Jaelan Phillips leaves Eagles for a lucrative $120M payday

Jaelan Phillips leaves Eagles for a lucrative $120M payday

Philadelphia tried to keep him but would not meet his price — so the Carolina Panthers stepped in and handed Jaelan Phillips one of the richest pass rusher deals of the 2026 free agency cycle.

The Carolina Panthers have made a significant investment in their defensive future, agreeing to sign pass rusher Jaelan Phillips to a four-year, $120 million contract — a deal worth $30 million per season that the Philadelphia Eagles ultimately decided was more than they were willing to pay.

Philadelphia had been actively pursuing a reunion with Phillips after acquiring him midseason in 2025 via trade, surrendering a third-round pick in 2026 to bring him in on the final year of his existing deal. The Eagles got a capable and disruptive edge rusher for the stretch run, but when it came time to negotiate a long-term extension, general manager Howie Roseman drew a line at the price Phillips was seeking. Carolina had no such hesitation.


What Phillips brought to Philadelphia

In eight games with the Eagles following the trade, Phillips recorded 28 tackles and two sacks — modest counting numbers on the surface, but a closer look at the underlying data tells a more compelling story. He generated 73 quarterback pressures on the season, ranking ninth in the entire NFL by that measure according to Pro Football Focus. He played 819 snaps at edge rusher and posted a pass rush grade of 77.1, placing him 20th among all edge defenders in the league.
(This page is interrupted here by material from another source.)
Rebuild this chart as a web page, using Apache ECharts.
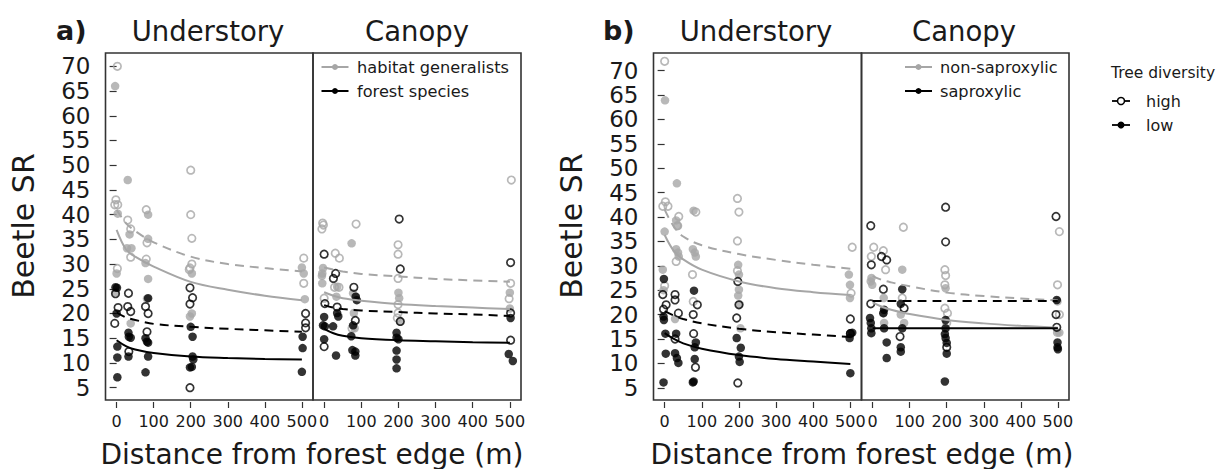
<!DOCTYPE html>
<html><head><meta charset="utf-8">
<script src="https://cdn.jsdelivr.net/npm/echarts@6/dist/echarts.min.js"></script>
<style>html,body{margin:0;padding:0;background:#fff}#c{width:1223px;height:469px}</style>
</head><body><div id="c"></div>
<script>
// ---------- tick labels ----------
const xTicks = [0, 100, 200, 300, 400, 500];
const yTicks = [5, 10, 15, 20, 25, 30, 35, 40, 45, 50, 55, 60, 65, 70];
const panelTitles = ['Understory', 'Canopy', 'Understory', 'Canopy'];
const panelTags = ['a)', 'b)'];
const legendA = ['habitat generalists', 'forest species'];
const legendB = ['non-saproxylic', 'saproxylic'];
const diversityTitle = 'Tree diversity';
const diversityLevels = ['high', 'low'];

// ---------- panel a, understory ----------
const aU_gO = [[2,70],[-2,43],[-5,42],[3,42],[30,38.9],[38,37.1],[38,31.4],[80,41],[82,34.3],[80,31.0],[200,49],[200,40],[203,35.2],[203,30.0],[198,29.2],[196,28.9],[2,29.1],[505,31.2],[505,26.1]];
const aU_gF = [[-4,66],[30,47],[3,40.2],[85,40],[35,36],[85,35.1],[28,33.2],[40,33.2],[78,30.2],[85,27.0],[203,28.1],[0,28.1],[-3,24.3],[500,29.3],[505,28.1],[508,22.9],[203,20.0],[198,19.4],[38,18.0],[82,23.0]];
const aU_bO = [[-3,24.0],[32,24.1],[4,21.2],[30,21.4],[38,20.4],[78,21.4],[85,20.0],[198,25.2],[205,23.2],[198,21.9],[-5,18.0],[82,16.3],[33,12.3],[198,5.0],[510,20.0],[510,18.1],[510,17.1]];
const aU_bF = [[-3,25.3],[1,25.2],[85,23.1],[0,20.0],[200,17.3],[32,16.1],[33,15.3],[38,15.1],[78,15.0],[82,14.3],[85,14.1],[205,15.3],[502,15.3],[502,13.0],[2,13.3],[2,11.1],[32,11.3],[85,11.3],[205,11.3],[207,10.7],[198,9.1],[203,9.2],[78,8.1],[500,8.2],[2,7.1]];
const aU_gSolid = [[0,36.9],[25,33.0],[50,31.5],[100,29.5],[200,26.4],[300,24.8],[400,23.6],[500,22.7]];
const aU_gDash  = [[0,41.0],[25,38.3],[50,36.7],[100,34.4],[200,31.5],[300,30.0],[400,29.2],[500,28.5]];
const aU_bSolid = [[0,14.6],[25,13.4],[50,12.7],[100,12.0],[200,11.3],[300,11.0],[400,10.8],[500,10.7]];
const aU_bDash  = [[0,20.2],[25,19.2],[50,18.7],[100,17.9],[200,17.3],[300,16.9],[400,16.6],[500,16.3]];

// ---------- panel a, canopy ----------
const aC_gO = [[504,47.0],[-4,38.3],[-2,37.9],[-6,37.1],[86,38.1],[199,33.9],[199,32.0],[30,32.2],[41,31.2],[199,27.1],[502,26.1],[28,25.3],[40,25.3],[0,23.1],[498,23.0],[199,21.8],[199,20.1],[197,19.1],[75,17.0]];
const aC_gF = [[74,34.2],[-3,29.2],[-5,28.1],[-6,27.6],[-5,26.1],[35,25.4],[33,23.4],[78,24.1],[85,23.4],[200,24.2],[202,23.1],[500,24.2],[500,21.0],[80,20.1],[205,18.4],[82,17.0]];
const aC_bO = [[202,39.1],[0,32.0],[502,30.3],[205,29.0],[31,28.1],[25,27.1],[80,25.3],[2,22.0],[35,21.3],[84,18.6],[205,18.4],[502,20.1],[502,14.6],[0,13.3]];
const aC_bF = [[85,23.4],[88,22.7],[35,20.1],[38,19.4],[0,19.3],[502,19.1],[-3,17.6],[2,17.4],[24,17.4],[78,17.6],[195,16.1],[195,15.1],[200,14.8],[73,15.4],[0,14.8],[76,12.6],[84,12.3],[84,11.5],[32,11.5],[195,12.5],[195,10.7],[195,8.9],[497,11.8],[508,10.4]];
const aC_gSolid = [[0,24.3],[25,23.6],[50,23.1],[100,22.6],[200,21.9],[300,21.5],[400,21.2],[500,20.9]];
const aC_gDash  = [[0,29.3],[25,28.9],[50,28.5],[100,28.0],[200,27.5],[300,27.0],[400,26.7],[500,26.4]];
const aC_bSolid = [[0,16.9],[25,16.0],[50,15.5],[100,15.0],[200,14.6],[300,14.4],[400,14.2],[500,14.1]];
const aC_bDash  = [[0,21.7],[25,21.2],[50,20.9],[100,20.6],[200,20.3],[300,20.0],[400,19.8],[500,19.5]];

// ---------- panel b, understory ----------
const bU_gO = [[0,71.9],[2,43.1],[-5,42.2],[9,42.2],[196,43.8],[200,41.0],[84,41.0],[38,40.1],[34,38.2],[31,30.9],[75,28.2],[196,35.1],[196,29.0],[505,33.8],[502,24.4],[0,25.9],[77,22.7]];
const bU_gF = [[1,63.9],[33,46.9],[78,41.3],[31,39.3],[36,38.2],[0,37.0],[31,33.4],[36,32.7],[38,31.9],[76,33.4],[81,32.7],[84,31.9],[198,30.2],[200,28.2],[-5,29.2],[496,28.2],[499,26.1],[499,23.4],[200,25.1],[198,23.9],[202,22.1],[28,19.1],[204,17.2],[-3,25.0]];
const bU_bO = [[-5,24.1],[-3,21.1],[4,22.0],[28,24.1],[28,23.0],[37,20.3],[77,20.0],[88,22.0],[78,16.1],[83,9.2],[197,26.8],[194,19.3],[197,6.0],[500,19.1],[500,16.1],[200,22.0],[28,15.0]];
const bU_bF = [[-2,27.3],[-3,19.6],[-2,18.9],[2,16.1],[31,16.1],[3,12.0],[28,12.1],[33,11.1],[37,10.1],[79,24.9],[84,14.3],[81,13.3],[81,10.9],[194,15.2],[205,13.2],[200,11.4],[202,10.3],[-3,6.1],[76,6.1],[78,6.3],[500,16.2],[505,16.3],[498,15.2],[500,8.0]];
const bU_gSolid = [[0,36.3],[25,33.0],[50,31.3],[100,29.2],[200,26.8],[300,25.4],[400,24.6],[500,24.0]];
const bU_gDash  = [[0,41.5],[25,38.0],[50,36.0],[100,34.2],[200,32.4],[300,31.2],[400,30.2],[500,29.4]];
const bU_bSolid = [[0,16.2],[25,15.0],[50,14.1],[100,13.0],[200,11.7],[300,10.9],[400,10.4],[500,9.9]];
const bU_bDash  = [[0,20.7],[25,19.8],[50,19.1],[100,18.2],[200,17.1],[300,16.4],[400,15.9],[500,15.4]];

// ---------- panel b, canopy ----------
const bC_gO = [[83,37.9],[504,37.0],[3,33.8],[29,33.1],[-3.5,31.9],[35,29.2],[195,29.2],[197,28.0],[195,26.1],[499,26.1],[80,23.4],[195,21.3],[202,20.3],[504,20.0],[200,18.3]];
const bC_gF = [[80,29.2],[-3,27.5],[-1,26.1],[-5,26.8],[197,25.4],[30,23.4],[29,20.3],[31,18.3],[76,20.0],[85,18.3],[499,22.7],[504,16.3],[498,16.3]];
const bC_bO = [[197,42.0],[495,40.1],[-5,38.2],[197,34.9],[24,31.9],[38,31.2],[-3.5,30.2],[29,25.2],[-5,22.2],[85,21.3],[495,20.0],[497,17.4],[74,15.5],[200,13.3]];
const bC_bF = [[80,25.2],[76,22.2],[29,20.3],[31,21.0],[497,23.0],[-7,19.3],[-5,18.3],[-3.5,17.2],[-3.5,16.2],[31,17.2],[80,17.2],[197,18.9],[197,17.2],[195,16.0],[197,15.2],[38,14.3],[76,13.3],[76,12.4],[200,14.2],[200,12.0],[499,14.3],[499,13.3],[500,12.9],[38,11.1],[195,6.3]];
const bC_gSolid = [[0,22.5],[25,21.6],[50,21.0],[100,20.1],[200,18.9],[300,18.2],[400,17.7],[500,17.3]];
const bC_gDash  = [[0,27.9],[25,27.1],[50,26.6],[100,25.8],[200,24.5],[300,23.8],[400,23.3],[500,22.9]];
const bC_bSolid = [[0,17.2],[500,17.2]];
const bC_bDash  = [[0,22.8],[500,22.8]];

// ---------- build ----------
const FONT = 'DejaVu Sans';
const GREY = '#a6a6a6';
const BLACK = '#000000';
const TXT = '#1a1a1a';
const FRAME = '#333333';

const panels = [
  {gO:aU_gO,gF:aU_gF,bO:aU_bO,bF:aU_bF,gS:aU_gSolid,gD:aU_gDash,bS:aU_bSolid,bD:aU_bDash,left:105.5,width:207.5,yr:[2.5,72.7],yShow:true},
  {gO:aC_gO,gF:aC_gF,bO:aC_bO,bF:aC_bF,gS:aC_gSolid,gD:aC_gDash,bS:aC_bSolid,bD:aC_bDash,left:313,width:208,yr:[2.5,72.7],yShow:false},
  {gO:bU_gO,gF:bU_gF,bO:bU_bO,bF:bU_bF,gS:bU_gSolid,gD:bU_gDash,bS:bU_bSolid,bD:bU_bDash,left:653.5,width:208,yr:[2.5,73.6],yShow:true},
  {gO:bC_gO,gF:bC_gF,bO:bC_bO,bF:bC_bF,gS:bC_gSolid,gD:bC_gDash,bS:bC_bSolid,bD:bC_bDash,left:861.5,width:207.5,yr:[2.5,73.6],yShow:false}
];
const TOP = 53, HEIGHT = 347;

const grid = [], xAxis = [], yAxis = [], series = [];
panels.forEach((p, i) => {
  grid.push({left:p.left, top:TOP, width:p.width, height:HEIGHT, show:true, borderColor:FRAME, borderWidth:1.6, backgroundColor:'transparent'});
  xAxis.push({type:'value', gridIndex:i, min:-30, max:530, offset:2,
    axisLine:{show:false}, splitLine:{show:false},
    axisTick:{show:true, customValues:xTicks, length:6, lineStyle:{color:FRAME, width:1.2}},
    axisLabel:{customValues:xTicks, fontSize:16, margin:11, color:TXT, fontFamily:FONT}});
  yAxis.push({type:'value', gridIndex:i, min:p.yr[0], max:p.yr[1], show:p.yShow, offset:3,
    axisLine:{show:false}, splitLine:{show:false},
    axisTick:{show:true, customValues:yTicks, length:7, lineStyle:{color:FRAME, width:1.2}},
    axisLabel:{customValues:yTicks, fontSize:23, margin:12, color:TXT, fontFamily:FONT}});
  const sc = (data, color, open) => ({type:'scatter', xAxisIndex:i, yAxisIndex:i, data, symbol:'circle',
    symbolSize: open ? 7.5 : 8.5, silent:true,
    itemStyle: open ? {color:'rgba(255,255,255,0)', borderColor:color, borderWidth:1.7} : {color, borderWidth:0}});
  const ln = (data, color, dashed) => ({type:'line', xAxisIndex:i, yAxisIndex:i, data, showSymbol:false, smooth:0.35, silent:true,
    lineStyle:{color, width:2, type: dashed ? [9,6] : 'solid'}});
  series.push(sc(p.gF, GREY, false), sc(p.gO, GREY, true), sc(p.bF, BLACK, false), sc(p.bO, BLACK, true));
  series.push(ln(p.gS, GREY, false), ln(p.gD, GREY, true), ln(p.bS, BLACK, false), ln(p.bD, BLACK, true));
});

const txt = (text, x, y, size, opts={}) => ({type:'text', x, y, rotation: opts.rot || 0,
  style:{text, fontSize:size, fontFamily:FONT, fontWeight: opts.bold ? 'bold' : 'normal', fill:TXT,
    textAlign: opts.align || 'center', textVerticalAlign:'middle'}});
const graphic = [];
// panel tags and titles
graphic.push(txt(panelTags[0], 56, 30, 27, {bold:true, align:'left'}));
graphic.push(txt(panelTags[1], 603, 30, 27, {bold:true, align:'left'}));
graphic.push(txt(panelTitles[0], 208, 31, 27.5));
graphic.push(txt(panelTitles[1], 417, 31, 27.5));
graphic.push(txt(panelTitles[2], 756, 31, 27.5));
graphic.push(txt(panelTitles[3], 964, 31, 27.5));
// axis titles
graphic.push(txt('Beetle SR', 23, 226, 30, {rot:Math.PI/2}));
graphic.push(txt('Beetle SR', 571, 226, 30, {rot:Math.PI/2}));
graphic.push(txt('Distance from forest edge (m)', 312, 454, 28));
graphic.push(txt('Distance from forest edge (m)', 862, 454, 28));
// in-panel legends
const legLine = (x1, x2, y, color, w) => ({type:'line', shape:{x1, y1:y, x2, y2:y}, style:{stroke:color, lineWidth:w}});
const legDot = (cx, cy, r, color, open) => ({type:'circle', shape:{cx, cy, r}, style: open ? {fill:'#fff', stroke:color, lineWidth:1.5} : {fill:color}});
[[legendA, 321.5, 348.5, 357], [legendB, 905, 932, 940]].forEach(([lab, x1, x2, tx]) => {
  [[GREY, 67], [BLACK, 91]].forEach(([c, y], k) => {
    graphic.push(legLine(x1, x2, y, c, 2));
    graphic.push(legDot((x1+x2)/2, y, 3, c, false));
    graphic.push(txt(lab[k], tx, y, 16.2, {align:'left'}));
  });
});
// tree diversity legend
graphic.push(txt(diversityTitle, 1111, 73, 15.5, {align:'left'}));
[[101, true], [125, false]].forEach(([y, open], k) => {
  graphic.push(legLine(1112, 1130, y, BLACK, 1.8));
  graphic.push(legDot(1121, y, 3.5, BLACK, open));
  graphic.push(txt(diversityLevels[k], 1146, y, 16, {align:'left'}));
});

const chart = echarts.init(document.getElementById('c'), null, {renderer:'svg'});
chart.setOption({animation:false, backgroundColor:'#ffffff', grid, xAxis, yAxis, series, graphic});
</script></body></html>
For a player still finding his footing in a new system midseason, that level of production was noteworthy.

Phillips himself described the trade to Philadelphia as one of the defining moments of his career, and his performance suggested he embraced the opportunity fully. The Eagles‘ inability to retain him has less to do with his play and more to do with a front office that is carefully managing how it allocates its resources at the top of the defensive depth chart.
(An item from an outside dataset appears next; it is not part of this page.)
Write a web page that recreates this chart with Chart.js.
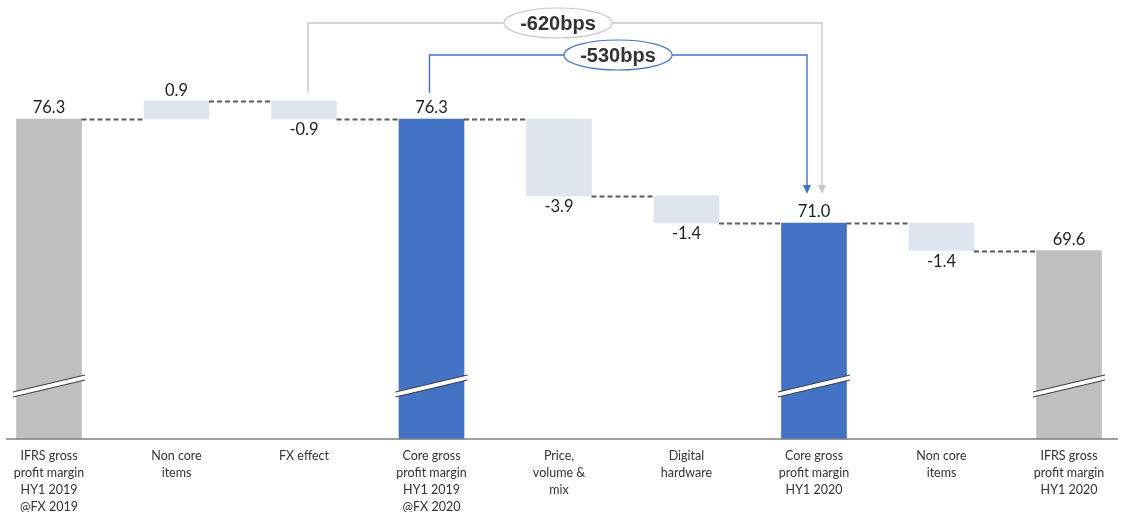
<!DOCTYPE html>
<html lang="en">
<head>
    <meta charset="UTF-8">
    <script src="https://cdn.jsdelivr.net/npm/chart.js"></script>
    <title>Gross profit margin bridge</title>
    <style>
        body { margin: 0; background: #fff; }
        #wrap { width: 1129px; height: 512px; }
    </style>
</head>
<body>
    <div id="wrap">
        <canvas id="myChart"></canvas>
    </div>
<script>
    // categories (multi-line tick labels)
    var labels = [
        ['IFRS gross', 'profit margin', 'HY1 2019', '@FX 2019'],
        ['Non core', 'items'],
        ['FX effect'],
        ['Core gross', 'profit margin', 'HY1 2019', '@FX 2020'],
        ['Price,', 'volume &', 'mix'],
        ['Digital', 'hardware'],
        ['Core gross', 'profit margin', 'HY1 2020'],
        ['Non core', 'items'],
        ['IFRS gross', 'profit margin', 'HY1 2020']
    ];
    // value shown for each bar (totals are levels, others are changes)
    var values = [76.3, 0.9, -0.9, 76.3, -3.9, -1.4, 71.0, -1.4, 69.6];
    // 'ifrs' = grey total, 'core' = blue total, 'step' = change
    var kinds = ['ifrs', 'step', 'step', 'core', 'step', 'step', 'core', 'step', 'ifrs'];
    var axisMin = 60;
    var axisMax = 82.36;

    var colors = { ifrs: '#bfbfbf', core: '#4472c4', step: '#dfe5ef' };

    // build floating ranges
    var ranges = [];
    var levels = [];
    var level = 0;
    for (var i = 0; i < values.length; i++) {
        if (kinds[i] == 'step') {
            ranges.push([level, level + values[i]]);
            level = level + values[i];
        } else {
            level = values[i];
            ranges.push([axisMin, level]);
        }
        levels.push(level);
    }

    var extras = {
        id: 'extras',
        afterDatasetsDraw(chart) {
            var ctx = chart.ctx;
            var y = chart.scales.y;
            var meta = chart.getDatasetMeta(0);
            var base = y.getPixelForValue(axisMin);
            ctx.save();

            // dashed connectors
            ctx.strokeStyle = '#595959';
            ctx.lineWidth = 1.8;
            ctx.setLineDash([5, 3]);
            for (var i = 0; i < meta.data.length - 1; i++) {
                var a = meta.data[i], b = meta.data[i + 1];
                var ly = Math.round(y.getPixelForValue(levels[i])) + 0.5;
                ctx.beginPath();
                ctx.moveTo(a.x + a.width / 2, ly);
                ctx.lineTo(b.x - b.width / 2, ly);
                ctx.stroke();
            }
            ctx.setLineDash([]);

            // break marks on the total bars
            meta.data.forEach(function (bar, i) {
                if (kinds[i] == 'step') return;
                var x1 = bar.x - 36, x2 = bar.x + 36;
                ctx.beginPath();
                ctx.moveTo(x1, base - 47);
                ctx.lineTo(x2, base - 64);
                ctx.lineTo(x2, base - 59);
                ctx.lineTo(x1, base - 42);
                ctx.closePath();
                ctx.fillStyle = '#fff';
                ctx.fill();
                ctx.strokeStyle = '#404040';
                ctx.lineWidth = 1.2;
                ctx.beginPath();
                ctx.moveTo(x1, base - 47);
                ctx.lineTo(x2, base - 64);
                ctx.moveTo(x1, base - 42);
                ctx.lineTo(x2, base - 59);
                ctx.stroke();
            });

            // value labels
            ctx.font = '16.5px Lato';
            ctx.fillStyle = '#1f1f1f';
            ctx.textAlign = 'center';
            ctx.textBaseline = 'middle';
            meta.data.forEach(function (bar, i) {
                var top = Math.min(bar.y, bar.base);
                var bottom = Math.max(bar.y, bar.base);
                var txt = values[i].toFixed(1);
                if (values[i] < 0 && kinds[i] == 'step') {
                    ctx.fillText(txt, bar.x, bottom + 11);
                } else {
                    ctx.fillText(txt, bar.x, top - 11);
                }
            });

            // baseline
            ctx.strokeStyle = '#7f7f7f';
            ctx.lineWidth = 1.3;
            ctx.beginPath();
            ctx.moveTo(6, base);
            ctx.lineTo(1118, base);
            ctx.stroke();

            // bps brackets
            var arrowY = y.getPixelForValue(levels[6]) - 29;
            drawBracket(ctx, meta.data[2].x + 4, 93, 23, meta.data[6].x + 8, arrowY, '#c8c8c8', 558, '-620bps');
            drawBracket(ctx, meta.data[3].x - 2, 93, 55, meta.data[6].x - 7, arrowY, '#4472c4', 618, '-530bps');
            ctx.restore();
        }
    };

    function drawBracket(ctx, xs, ys, yTop, xe, ye, color, cx, text) {
        ctx.strokeStyle = color;
        ctx.lineWidth = 1.4;
        ctx.beginPath();
        ctx.moveTo(xs, ys);
        ctx.lineTo(xs, yTop);
        ctx.lineTo(xe, yTop);
        ctx.lineTo(xe, ye - 7);
        ctx.stroke();
        ctx.fillStyle = color;
        ctx.beginPath();
        ctx.moveTo(xe - 4, ye - 9);
        ctx.lineTo(xe + 4, ye - 9);
        ctx.lineTo(xe, ye);
        ctx.closePath();
        ctx.fill();
        ctx.beginPath();
        ctx.ellipse(cx, yTop, 54, 15, 0, 0, Math.PI * 2);
        ctx.fillStyle = '#fff';
        ctx.fill();
        ctx.lineWidth = 1.2;
        ctx.stroke();
        ctx.fillStyle = '#333';
        ctx.font = 'bold 20px "Liberation Sans"';
        ctx.textAlign = 'center';
        ctx.textBaseline = 'middle';
        ctx.fillText(text, cx, yTop + 1);
    }

    var data = {
        labels: labels,
        datasets: [{
            data: ranges,
            backgroundColor: kinds.map(k => colors[k]),
            borderWidth: 0,
            borderSkipped: false,
            barThickness: 65,
            clip: false
        }]
    };

    var config = {
        type: 'bar',
        data: data,
        options: {
            responsive: true,
            maintainAspectRatio: false,
            animation: false,
            layout: { padding: { left: 49, right: 60, top: 0, bottom: 0 } },
            plugins: {
                legend: { display: false },
                tooltip: { enabled: false }
            },
            scales: {
                x: {
                    offset: false,
                    grid: { display: false, drawTicks: false },
                    border: { display: false },
                    ticks: {
                        autoSkip: false,
                        maxRotation: 0,
                        padding: 8,
                        color: '#333',
                        font: { family: 'Lato', size: 12.5, lineHeight: 1.38 }
                    },
                    afterFit: function (scale) { scale.height = 73; }
                },
                y: {
                    display: false,
                    min: axisMin,
                    max: axisMax
                }
            }
        },
        plugins: [extras]
    };
    var myChart = new Chart(document.getElementById('myChart'), config);
</script>
</body>
</html>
Philadelphia pivots rather than overpays

Roseman’s reluctance to commit $30 million per season to Phillips reflects a broader calculus playing out in Philadelphia this offseason. The Eagles recently locked up defensive tackle Jordan Davis on a three-year, $78 million extension, and the expectation inside the organization is that extensions for Jalen Carter and Moro Ojomo are next on the priority list. With that kind of defensive interior investment already committed or incoming, paying elite edge rusher money on top of it represented a level of concentration that Roseman was not comfortable with.

It is a reasonable position, even if losing Phillips stings. The Eagles built one of the league’s most dominant defenses by investing in the interior and generating pressure without needing to spend heavily on traditional edge rushers. That philosophy has not changed, and the front office appears confident it can maintain defensive effectiveness without Phillips on the books.

Carolina gets a legitimate building block

For the Panthers, this is the kind of signing that signals genuine intent. Carolina has been rebuilding its roster and its identity over the past two seasons, and adding a proven pass rusher with Phillips’s pressure production and age profile gives the defense a credible centerpiece to build around. At 25, he is entering what should be the prime years of his career, and the four-year structure of the deal keeps him under contract through what could be a pivotal period for the franchise.

Phillips was originally a first-round pick of the Miami Dolphins before his time in Philadelphia, and his career trajectory — hampered at times by injury in Miami — appears to be on a sharply upward curve. Landing in Carolina on a contract that makes him one of the better-paid edge rushers in the league gives him both the financial security and the featured role he was seeking. Whether he can deliver on that investment will be one of the more closely watched storylines of the 2026 season.